I know that most, or many at least, would argue that you can't do better than that. While there were no scientist in the group which organized the channeled messages, they were very well educated. Some even teachers. And this started in the 40s, here in Argentina, and I don't think they could have found an Argentinian scientist willing to help with that at the time. In fact, even Allan Kardec did something similar (organize and write down channeled messages), a hundred years earlier, and his was a scientist.

For a long time I wondered how could they have done better. And concluded that you can do much, much better. Eventually, in the late 90s, I made a formal plan which I proposed to the church, but they just didn't see a problem needing a solution.

In the process, I've met a church's colleague who shared my view and we wrote a book which attempted to at least formalize all the church's knowledge into a comprehensive theory, but again, they just archived it. Fortunately, my colleague ended up writing a much (much) better version of the book and he just published it himself: https://thespiritualtheory.com/

One thing that I've learned in the quest to figure out a way to scientifically integrate channeled messages, is that the difficulty is not just in the fact that the current research techniques, used in the various fields, do not readily cover this type of evidence, but, far more importantly, in the epistemic stance (the way to view and think of science) of the scientific community. That is, science is above all a social activity, even if it tries to operate objectively, and the human factor is larger than any method.

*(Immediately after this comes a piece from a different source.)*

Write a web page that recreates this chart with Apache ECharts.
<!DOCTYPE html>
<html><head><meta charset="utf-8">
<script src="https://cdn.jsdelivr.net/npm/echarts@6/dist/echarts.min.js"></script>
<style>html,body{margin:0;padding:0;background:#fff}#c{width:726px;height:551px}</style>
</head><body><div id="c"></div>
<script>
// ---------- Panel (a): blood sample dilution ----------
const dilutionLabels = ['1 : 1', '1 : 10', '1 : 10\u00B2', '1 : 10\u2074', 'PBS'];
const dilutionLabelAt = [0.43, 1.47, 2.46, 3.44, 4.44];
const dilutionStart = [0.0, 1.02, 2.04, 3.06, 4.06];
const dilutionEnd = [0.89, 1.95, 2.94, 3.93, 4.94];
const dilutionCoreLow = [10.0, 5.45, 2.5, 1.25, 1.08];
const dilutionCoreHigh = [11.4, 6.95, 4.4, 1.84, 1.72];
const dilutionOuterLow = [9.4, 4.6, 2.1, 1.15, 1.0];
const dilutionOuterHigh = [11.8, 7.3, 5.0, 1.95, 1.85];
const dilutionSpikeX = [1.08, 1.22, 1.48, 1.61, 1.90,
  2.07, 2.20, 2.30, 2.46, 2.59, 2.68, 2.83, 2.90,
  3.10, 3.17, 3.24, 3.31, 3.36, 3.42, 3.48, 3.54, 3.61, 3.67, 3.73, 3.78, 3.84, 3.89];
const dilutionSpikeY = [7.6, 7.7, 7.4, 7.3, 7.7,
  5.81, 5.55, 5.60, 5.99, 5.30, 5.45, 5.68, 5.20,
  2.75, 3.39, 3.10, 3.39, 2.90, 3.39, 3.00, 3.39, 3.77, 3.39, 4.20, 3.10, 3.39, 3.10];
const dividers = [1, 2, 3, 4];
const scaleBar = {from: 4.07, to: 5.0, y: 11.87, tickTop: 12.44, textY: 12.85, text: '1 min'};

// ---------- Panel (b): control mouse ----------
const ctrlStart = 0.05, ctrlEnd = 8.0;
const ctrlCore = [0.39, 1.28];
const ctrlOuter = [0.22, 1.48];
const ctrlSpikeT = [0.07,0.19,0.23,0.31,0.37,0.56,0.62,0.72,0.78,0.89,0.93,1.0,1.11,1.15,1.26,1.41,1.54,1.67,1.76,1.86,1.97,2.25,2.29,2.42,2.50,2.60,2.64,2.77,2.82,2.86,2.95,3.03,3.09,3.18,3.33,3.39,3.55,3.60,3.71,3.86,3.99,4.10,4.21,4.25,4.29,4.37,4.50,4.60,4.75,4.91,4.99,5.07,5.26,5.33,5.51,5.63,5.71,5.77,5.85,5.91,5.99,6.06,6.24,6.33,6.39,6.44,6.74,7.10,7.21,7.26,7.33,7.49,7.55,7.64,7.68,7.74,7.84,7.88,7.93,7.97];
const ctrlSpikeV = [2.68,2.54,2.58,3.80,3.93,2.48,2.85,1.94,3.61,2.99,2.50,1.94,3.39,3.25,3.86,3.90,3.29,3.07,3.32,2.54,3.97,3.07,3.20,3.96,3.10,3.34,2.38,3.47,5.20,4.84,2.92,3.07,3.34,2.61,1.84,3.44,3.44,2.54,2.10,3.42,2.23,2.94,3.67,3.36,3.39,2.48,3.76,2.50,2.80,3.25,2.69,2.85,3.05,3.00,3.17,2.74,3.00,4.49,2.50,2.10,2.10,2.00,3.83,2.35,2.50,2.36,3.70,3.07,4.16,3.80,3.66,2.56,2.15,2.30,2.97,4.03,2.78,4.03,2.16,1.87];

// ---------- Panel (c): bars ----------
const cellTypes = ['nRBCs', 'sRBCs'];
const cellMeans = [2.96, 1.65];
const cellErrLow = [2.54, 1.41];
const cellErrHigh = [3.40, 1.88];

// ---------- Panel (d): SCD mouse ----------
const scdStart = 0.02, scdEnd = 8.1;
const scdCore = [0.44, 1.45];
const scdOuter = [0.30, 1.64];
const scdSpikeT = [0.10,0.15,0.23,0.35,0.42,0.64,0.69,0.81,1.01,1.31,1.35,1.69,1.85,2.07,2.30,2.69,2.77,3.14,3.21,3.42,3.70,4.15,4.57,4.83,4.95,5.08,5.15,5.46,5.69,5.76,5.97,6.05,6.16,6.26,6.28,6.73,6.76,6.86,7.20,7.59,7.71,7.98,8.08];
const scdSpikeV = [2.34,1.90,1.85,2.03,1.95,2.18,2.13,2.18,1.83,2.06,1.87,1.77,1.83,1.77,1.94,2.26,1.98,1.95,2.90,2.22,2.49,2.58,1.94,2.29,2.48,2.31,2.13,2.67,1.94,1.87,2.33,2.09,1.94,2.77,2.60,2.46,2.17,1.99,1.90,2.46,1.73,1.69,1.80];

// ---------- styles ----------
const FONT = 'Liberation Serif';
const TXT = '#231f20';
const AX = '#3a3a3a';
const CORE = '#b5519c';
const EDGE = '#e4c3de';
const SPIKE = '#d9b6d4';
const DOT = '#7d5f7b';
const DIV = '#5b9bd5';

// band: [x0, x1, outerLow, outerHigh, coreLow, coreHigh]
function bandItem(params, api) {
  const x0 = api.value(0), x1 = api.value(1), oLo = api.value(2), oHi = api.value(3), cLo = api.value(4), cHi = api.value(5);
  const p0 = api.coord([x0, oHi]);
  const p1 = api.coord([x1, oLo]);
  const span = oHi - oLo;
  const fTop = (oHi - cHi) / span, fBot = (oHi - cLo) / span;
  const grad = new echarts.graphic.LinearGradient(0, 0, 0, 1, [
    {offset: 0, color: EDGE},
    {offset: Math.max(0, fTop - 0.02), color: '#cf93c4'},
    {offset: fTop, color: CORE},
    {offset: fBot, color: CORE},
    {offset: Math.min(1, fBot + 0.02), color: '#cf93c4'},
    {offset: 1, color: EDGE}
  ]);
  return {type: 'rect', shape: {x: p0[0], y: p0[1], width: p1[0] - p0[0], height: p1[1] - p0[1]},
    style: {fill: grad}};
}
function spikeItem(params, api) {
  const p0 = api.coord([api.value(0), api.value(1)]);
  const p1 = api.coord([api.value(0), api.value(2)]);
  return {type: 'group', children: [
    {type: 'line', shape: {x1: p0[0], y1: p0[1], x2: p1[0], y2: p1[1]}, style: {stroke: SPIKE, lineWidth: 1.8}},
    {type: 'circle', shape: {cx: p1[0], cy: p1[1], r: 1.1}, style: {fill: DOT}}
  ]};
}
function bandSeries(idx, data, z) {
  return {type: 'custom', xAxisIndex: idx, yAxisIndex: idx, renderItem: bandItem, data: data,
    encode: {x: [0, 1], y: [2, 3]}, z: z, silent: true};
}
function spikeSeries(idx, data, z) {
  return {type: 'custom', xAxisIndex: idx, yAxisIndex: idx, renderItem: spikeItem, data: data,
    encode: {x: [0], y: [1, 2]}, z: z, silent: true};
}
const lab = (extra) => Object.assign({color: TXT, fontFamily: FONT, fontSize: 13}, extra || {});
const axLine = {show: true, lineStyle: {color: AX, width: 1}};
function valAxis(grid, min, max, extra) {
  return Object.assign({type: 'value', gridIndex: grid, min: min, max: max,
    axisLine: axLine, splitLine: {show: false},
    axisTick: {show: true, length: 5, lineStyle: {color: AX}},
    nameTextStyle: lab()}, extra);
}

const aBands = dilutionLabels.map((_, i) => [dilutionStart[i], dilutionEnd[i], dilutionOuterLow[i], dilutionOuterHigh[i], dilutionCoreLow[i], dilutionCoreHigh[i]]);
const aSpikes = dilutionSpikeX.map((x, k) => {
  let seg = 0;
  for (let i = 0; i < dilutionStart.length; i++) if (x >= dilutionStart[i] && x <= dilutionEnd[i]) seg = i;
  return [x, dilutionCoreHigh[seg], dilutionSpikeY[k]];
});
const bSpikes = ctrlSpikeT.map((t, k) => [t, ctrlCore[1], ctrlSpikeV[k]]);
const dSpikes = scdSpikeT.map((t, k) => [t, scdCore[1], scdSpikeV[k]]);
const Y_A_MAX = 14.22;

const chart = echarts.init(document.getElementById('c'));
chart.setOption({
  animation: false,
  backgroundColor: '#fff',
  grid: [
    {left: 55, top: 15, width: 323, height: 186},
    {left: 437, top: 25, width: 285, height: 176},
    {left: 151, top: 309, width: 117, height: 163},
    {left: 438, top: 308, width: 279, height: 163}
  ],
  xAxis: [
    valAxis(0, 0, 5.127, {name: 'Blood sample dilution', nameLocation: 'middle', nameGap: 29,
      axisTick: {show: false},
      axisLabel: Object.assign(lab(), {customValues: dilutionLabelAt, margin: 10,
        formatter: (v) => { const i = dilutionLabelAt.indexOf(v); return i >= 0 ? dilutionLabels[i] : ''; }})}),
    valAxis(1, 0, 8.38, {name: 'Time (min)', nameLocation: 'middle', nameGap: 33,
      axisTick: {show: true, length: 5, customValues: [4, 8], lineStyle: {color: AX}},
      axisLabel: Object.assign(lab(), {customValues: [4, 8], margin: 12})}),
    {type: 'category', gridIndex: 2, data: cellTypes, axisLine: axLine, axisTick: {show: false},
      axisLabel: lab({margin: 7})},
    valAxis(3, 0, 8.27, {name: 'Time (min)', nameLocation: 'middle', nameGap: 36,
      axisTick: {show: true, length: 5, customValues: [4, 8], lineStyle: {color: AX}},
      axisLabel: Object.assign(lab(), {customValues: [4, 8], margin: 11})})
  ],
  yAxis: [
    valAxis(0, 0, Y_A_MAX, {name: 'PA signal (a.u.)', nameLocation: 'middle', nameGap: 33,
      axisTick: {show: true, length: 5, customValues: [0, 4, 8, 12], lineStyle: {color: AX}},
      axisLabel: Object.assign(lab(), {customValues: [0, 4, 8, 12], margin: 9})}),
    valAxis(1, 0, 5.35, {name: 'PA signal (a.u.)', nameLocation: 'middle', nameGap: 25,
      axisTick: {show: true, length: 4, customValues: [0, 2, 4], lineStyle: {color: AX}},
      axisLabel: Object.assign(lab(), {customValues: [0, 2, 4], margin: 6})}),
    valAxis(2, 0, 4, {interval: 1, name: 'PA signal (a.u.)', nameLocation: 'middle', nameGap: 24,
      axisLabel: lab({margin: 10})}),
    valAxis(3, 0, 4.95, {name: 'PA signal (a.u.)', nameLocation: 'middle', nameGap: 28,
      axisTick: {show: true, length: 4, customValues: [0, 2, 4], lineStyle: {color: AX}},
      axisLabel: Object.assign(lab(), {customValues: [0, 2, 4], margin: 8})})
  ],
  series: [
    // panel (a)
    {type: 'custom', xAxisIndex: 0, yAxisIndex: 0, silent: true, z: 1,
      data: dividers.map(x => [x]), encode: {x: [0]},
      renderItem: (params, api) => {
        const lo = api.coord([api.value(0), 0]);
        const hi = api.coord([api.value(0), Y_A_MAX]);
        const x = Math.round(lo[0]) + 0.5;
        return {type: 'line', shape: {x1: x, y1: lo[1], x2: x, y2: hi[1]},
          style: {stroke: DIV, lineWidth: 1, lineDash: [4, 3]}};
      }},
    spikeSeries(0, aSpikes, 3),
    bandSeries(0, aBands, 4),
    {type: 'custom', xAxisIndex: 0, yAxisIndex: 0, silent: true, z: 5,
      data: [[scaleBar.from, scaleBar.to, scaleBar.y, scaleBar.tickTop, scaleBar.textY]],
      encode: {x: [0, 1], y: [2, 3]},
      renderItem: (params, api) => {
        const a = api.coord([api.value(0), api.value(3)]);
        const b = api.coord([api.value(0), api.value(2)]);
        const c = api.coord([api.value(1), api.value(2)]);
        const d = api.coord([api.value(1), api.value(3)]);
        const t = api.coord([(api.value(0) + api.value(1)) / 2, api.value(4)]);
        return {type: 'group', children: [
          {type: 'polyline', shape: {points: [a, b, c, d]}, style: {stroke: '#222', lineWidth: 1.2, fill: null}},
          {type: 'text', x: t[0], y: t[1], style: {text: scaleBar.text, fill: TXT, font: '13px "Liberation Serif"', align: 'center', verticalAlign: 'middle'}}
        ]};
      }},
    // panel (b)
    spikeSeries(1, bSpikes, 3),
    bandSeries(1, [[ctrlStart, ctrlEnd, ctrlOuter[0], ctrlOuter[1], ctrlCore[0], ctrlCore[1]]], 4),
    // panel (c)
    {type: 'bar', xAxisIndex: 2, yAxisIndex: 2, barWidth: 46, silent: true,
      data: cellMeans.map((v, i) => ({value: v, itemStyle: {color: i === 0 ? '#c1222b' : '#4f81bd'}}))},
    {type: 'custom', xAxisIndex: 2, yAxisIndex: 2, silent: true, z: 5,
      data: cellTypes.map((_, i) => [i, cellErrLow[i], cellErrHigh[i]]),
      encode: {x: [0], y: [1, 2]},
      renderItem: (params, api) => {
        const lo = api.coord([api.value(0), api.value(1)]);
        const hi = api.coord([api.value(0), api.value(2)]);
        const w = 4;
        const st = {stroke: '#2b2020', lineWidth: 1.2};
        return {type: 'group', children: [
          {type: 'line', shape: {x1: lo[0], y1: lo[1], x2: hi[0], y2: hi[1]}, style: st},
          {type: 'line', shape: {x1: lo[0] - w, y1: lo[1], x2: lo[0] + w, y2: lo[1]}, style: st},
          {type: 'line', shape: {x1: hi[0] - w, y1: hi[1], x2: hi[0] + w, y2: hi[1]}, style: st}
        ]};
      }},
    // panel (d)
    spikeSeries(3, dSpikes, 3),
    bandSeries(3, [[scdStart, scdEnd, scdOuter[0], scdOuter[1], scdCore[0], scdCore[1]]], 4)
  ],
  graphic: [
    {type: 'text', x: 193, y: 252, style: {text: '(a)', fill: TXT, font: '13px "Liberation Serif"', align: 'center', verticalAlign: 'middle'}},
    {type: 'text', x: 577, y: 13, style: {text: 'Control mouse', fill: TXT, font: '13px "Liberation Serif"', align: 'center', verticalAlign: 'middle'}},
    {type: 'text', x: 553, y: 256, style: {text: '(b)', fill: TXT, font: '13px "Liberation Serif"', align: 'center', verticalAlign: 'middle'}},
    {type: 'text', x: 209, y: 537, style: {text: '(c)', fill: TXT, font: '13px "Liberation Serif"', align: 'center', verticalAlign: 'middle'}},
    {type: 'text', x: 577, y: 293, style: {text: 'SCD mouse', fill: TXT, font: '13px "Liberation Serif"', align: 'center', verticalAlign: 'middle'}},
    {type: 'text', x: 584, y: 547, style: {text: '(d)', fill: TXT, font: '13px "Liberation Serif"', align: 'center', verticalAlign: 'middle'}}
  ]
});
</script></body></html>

In fact, you summarized the prominence of the human factor above the (scientific) method very well in your last sentence:

"This is even more fascinating since the certainty or probability is based on  trust and not on hard objective acceptance criteria."

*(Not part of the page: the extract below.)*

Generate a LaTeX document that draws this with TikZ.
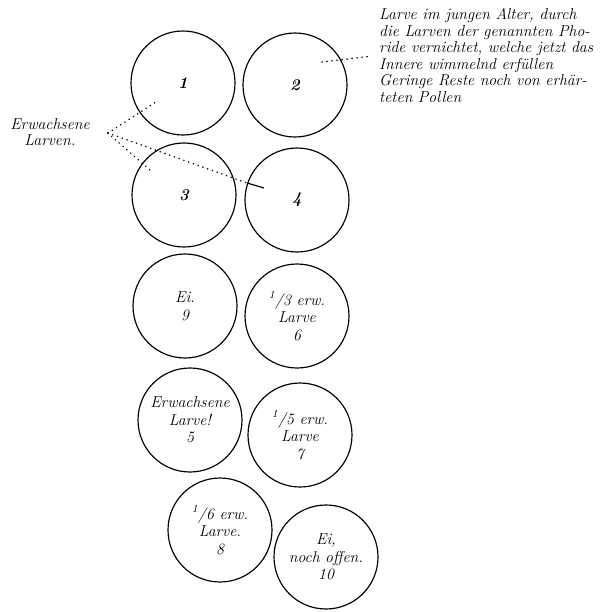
\documentclass[tikz,border=0pt]{standalone}
\usepackage{tikz}

\begin{document}
\begin{tikzpicture}[
  x=0.03cm, y=-0.03cm,
  cell/.style={circle, draw, line width=1pt, minimum size=3.12cm, inner sep=0pt,
               align=center, font=\fontsize{13.5}{15}\selectfont\itshape},
  cellno/.style={font=\fontsize{14}{16}\selectfont\bfseries\itshape},
  note/.style={align=left, inner sep=0pt, font=\fontsize{13.5}{14.1}\selectfont\itshape},
  pointer/.style={line width=1.4pt, dash pattern=on 0.1pt off 4.2pt, line cap=round},
]
\useasboundingbox (0,0) rectangle (612,612);

\node[cell, cellno] (c1) at (183, 83) {1};
\node[cell, cellno] (c2) at (295, 85) {2};
\node[cell, cellno] (c3) at (184, 195) {3};
\node[cell, cellno] (c4) at (297, 200) {4};

\node[cell] (c9) at (185, 306) {Ei.\\9};
\node[cell] (c6) at (297, 316) {\textsuperscript{1}/3 erw.\\Larve\\6};
\node[cell] (c5) at (190, 420) {Erwachsene\\Larve!\\5};
\node[cell] (c7) at (300, 435) {\textsuperscript{1}/5 erw.\\Larve\\7};
\node[cell] (c8) at (220, 530) {\textsuperscript{1}/6 erw.\\Larve.\\8};
\node[cell] (c10) at (326, 557) {Ei,\\noch offen.\\10};

\node[note, align=center] (adult) at (50, 132) {Erwachsene\\Larven.};
\node[note, anchor=north west] (young) at (379, 8) {Larve im jungen Alter, durch\\
  die Larven der genannten Pho-\\
  ride vernichtet, welche jetzt das\\
  Innere wimmelnd erf\"ullen\\
  Geringe Reste noch von erh\"ar-\\
  teten Pollen};

\coordinate (apex) at (108, 133);
\coordinate (p1) at (156, 102);
\coordinate (p3) at (153, 173);
\coordinate (p4a) at (247, 183);
\coordinate (p4) at (264, 188);
\coordinate (q2) at (322, 62);

\draw[pointer] (apex) -- (p1);
\draw[pointer] (apex) -- (p3);
\draw[pointer] (apex) -- (p4a);
\draw[line width=1pt] (p4a) -- (p4);
\draw[pointer, shorten >=6pt] (q2) -- (young.west);

\end{tikzpicture}
\end{document}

I can even attest to that first hand. Once I was discussing--I don't recall what--on the "physics.org" forum (I think it was free will), when I brought up the subject of mediumship, and as the tsunami of negative responses flooded in, I directed them all to the Winbridge Research Center (https://www.windbridge.org/), which have been conducting the most serious and definitive research on mental mediumship, with results that make it completely impossible to deny mental mediumship, or at the very least the so-called super-psi field, objectively. Yet, not a single one of them even bothered to look at their work.